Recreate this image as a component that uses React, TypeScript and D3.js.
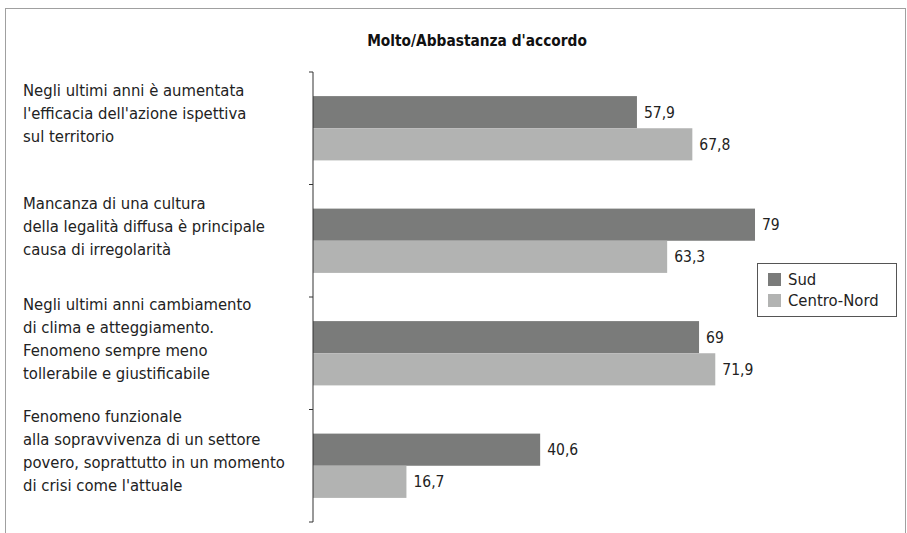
import React from "react";
import * as d3 from "d3";

const categories: string[][] = [
  ["Negli ultimi anni è aumentata", "l'efficacia dell'azione ispettiva", "sul territorio"],
  ["Mancanza di una cultura", "della legalità diffusa è principale", "causa di irregolarità"],
  ["Negli ultimi anni cambiamento", "di clima e atteggiamento.", "Fenomeno sempre meno", "tollerabile e giustificabile"],
  ["Fenomeno funzionale", "alla sopravvivenza di un settore", "povero, soprattutto in un momento", "di crisi come l'attuale"],
];
const seriesNames = ["Sud", "Centro-Nord"];
const sudValues = [57.9, 79, 69, 40.6];
const centroNordValues = [67.8, 63.3, 71.9, 16.7];
const valueLabels = [
  ["57,9", "79", "69", "40,6"],
  ["67,8", "63,3", "71,9", "16,7"],
];
const title = "Molto/Abbastanza d'accordo";

const colors = ["#7a7b7a", "#b2b3b2"];
const FONT = "'DejaVu Sans Condensed', 'DejaVu Sans', sans-serif";

export default function App() {
  const W = 907, H = 533;
  const axisX = 313;
  const y = d3.scaleBand<number>().domain(d3.range(categories.length)).range([72, 522]).paddingInner(0).paddingOuter(0);
  const x = d3.scaleLinear().domain([0, 100]).range([axisX, axisX + 559.5]);
  const inner = d3.scaleBand<number>().domain([0, 1]).range([0, y.bandwidth()]).paddingOuter(0.75).paddingInner(0);
  const series = [sudValues, centroNordValues];
  const ticks = d3.range(categories.length + 1).map((i) => 72 + i * y.bandwidth());

  return (
    <svg width={W} height={H} style={{ position: "absolute", left: 0, top: 0 }} fontFamily={FONT}>
      <rect x={0} y={0} width={W} height={H} fill="#fff" />
      <rect x={5.5} y={8.5} width={900} height={540} fill="none" stroke="#a0a0a0" strokeWidth={1} />
      <text x={477} y={41} dy="0.35em" textAnchor="middle" fontSize={15.3} fontWeight="bold" fill="#111">{title}</text>
      {categories.map((lines, i) => {
        const c = (y(i) as number) + y.bandwidth() / 2 - 15;
        const lh = 23;
        const start = c - ((lines.length - 1) * lh) / 2;
        return (
          <text key={i} x={23} fontSize={16.5} fill="#222">
            {lines.map((l, j) => (
              <tspan key={j} x={23} y={start + j * lh} dy="0.35em">{l}</tspan>
            ))}
          </text>
        );
      })}
      {series.map((vals, s) =>
        vals.map((v, i) => {
          const by = (y(i) as number) + (inner(s) as number);
          return (
            <g key={`${s}-${i}`}>
              <rect x={x(0)} y={by} width={x(v) - x(0)} height={inner.bandwidth()} fill={colors[s]} />
              <text x={x(v) + 7} y={by + inner.bandwidth() / 2} dy="0.35em" fontSize={15.5} fill="#222">{valueLabels[s][i]}</text>
            </g>
          );
        })
      )}
      <line x1={axisX} x2={axisX} y1={72} y2={522} stroke="#333" strokeWidth={1} />
      {ticks.map((t, i) => (
        <line key={i} x1={axisX - 4} x2={axisX} y1={t} y2={t} stroke="#333" strokeWidth={1} />
      ))}
      <rect x={757.5} y={263.5} width={139} height={53} fill="#fff" stroke="#555" strokeWidth={1} />
      {seriesNames.map((n, i) => (
        <g key={n}>
          <rect x={768} y={273 + i * 21} width={13} height={13} fill={colors[i]} />
          <text x={788} y={279.5 + i * 21} dy="0.35em" fontSize={16.5} fill="#222">{n}</text>
        </g>
      ))}
    </svg>
  );
}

■ WHAT THE TASK ASKS
Leave the pictures out and please restate exactly the lines running from the start of the material through the one with "import * as".

■ SOLVED PROBLEM
Recreate this image as a component that uses React, TypeScript and D3.js.
import React from "react";
import * as d3 from "d3";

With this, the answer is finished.